I think we’ve made parenting more complex for the sake of convenience and comfort. And it’s not all bad. Some things do make parenting easier and I’m grateful. But we spend a lot of time and money in the moment on things that don’t really matter longterm. I’m as guilty as anyone. I once bought a machine to vibrate my colicky baby’s bed and returned it. Total scam.
It’s good to step back and evaluate what’s sucking a lot of our time and resources. Here are 5 things that don’t matter in parenting as much we think they do:
- Things that plug in | Oh, we are a technology culture, aren’t we? We could spend ourselves into the ground trying to keep up with all the latest technology, hottest gaming systems, apps and electronic must-haves. It scares me to think about how all this screen time will effect the next generation. Technology is a part of our culture and it adds a lot to our lives, but this constant thirst to acquire the latest item will never be quenched. Because the next big thing is always around the corner. It won’t kill our kids (or us) to use what they have until it breaks or just live without. We have a rule in our house that you have to wait until high school for a smart phone. Some days this is challenging for my kids, but it’s what we’ve set as our standard. And when we set guidelines, they are easier to follow. Teaching our kids to be content starts with being grateful for what you have, not waiting and wanting what’s around the corner.
- Things that are found on Pinterest | There were birthday parties and recipes and toy organization ideas before Pinterest, they just weren’t as pretty, and pin-able, right? I’m all for good ideas (and I’ve found plenty online), but I think Pinterest can make us want to focus on our parenting imperfections…Recently, I talked to a new mom who was exhausted from spending like 20- something hours planning her first child’s first birthday party–which ended up being cancelled due to a nasty case of Roseola. She admitted to succumbing to the online pressure for a photo shoot, a wardrobe monogrammed with “first birthday” and a lavish party. I did some pretty great parties when my kids were little. There’s nothing wrong with that, but I’ve just learned that it’s not as big as deal as I once thought, especially to my kids.
- Things that other people have | This is a hard one, isn’t it? It’s difficult enough as adults to see someone showing off the latest and greatest and not feel a pang of the “gotta-have-its.” Kids are no different. But if we give them what their peers have –for this reason alone–we are teaching them that stuff matters most. We are affirming that in order to fit in or be liked it requires us to be like everyone else. In the long run, the fads will fade-they always do. My youngest struggles with this right now and we are trying to teach her that we won’t buy things to fit in or feel accepted, because in the long run, it will hurt more than help.
- Things that make us feel like a better parent | Let’s face it, getting our toddler into the “best” preschool or our 8 year old son onto the “right” football team, is more for us than our kids. Children don’t really care about prestige or influence. And it can be time-consuming and exhausting for parents living up to the pressure to do everything right all the time.

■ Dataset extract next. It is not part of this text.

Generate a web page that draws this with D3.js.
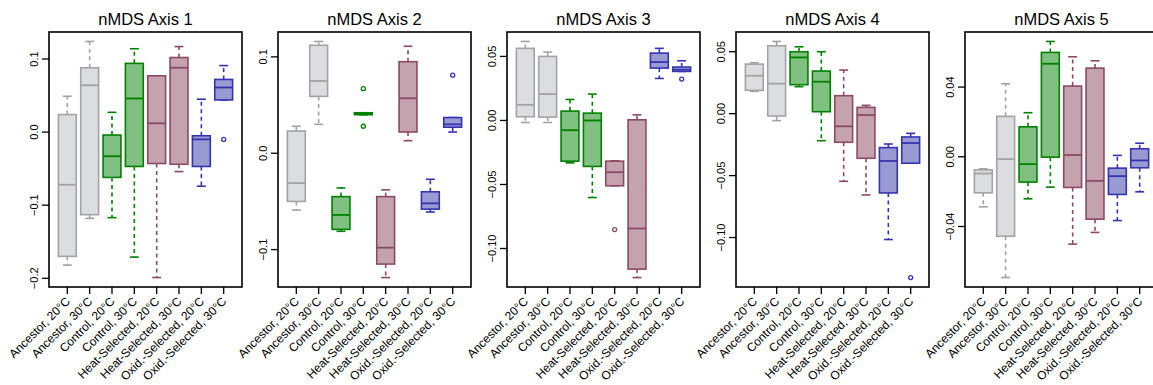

I used think I had to help my kids find their “thing” early on. Life is teaching me that God has a plan for my kids. I can do my part and He will do the rest. Our kids learn through success and failure and they need both to be well-rounded. It’s good to slow down and ask ourselves Am I working on something that will matter in a couple of years?
- Things | With Christmas around the corner, kids are already being bombarded with the hottest new toys and gadgets of the season. We just have to visit a Thrift store to see how long some of those trendy items last. Kids probably won’t remember their “big” Christmas gift or birthday toys next year. We usually give our kids 3-4 gifts. This year, one or two of them will be an experience and not another “thing.” Because will remember the most important things, which aren’t things at all.
As a parent, I am constantly reevaluating what they need and what I should give them and I’m learning in order to really give our kids everything, sometimes it’s good to step back and realize giving them less is giving them more.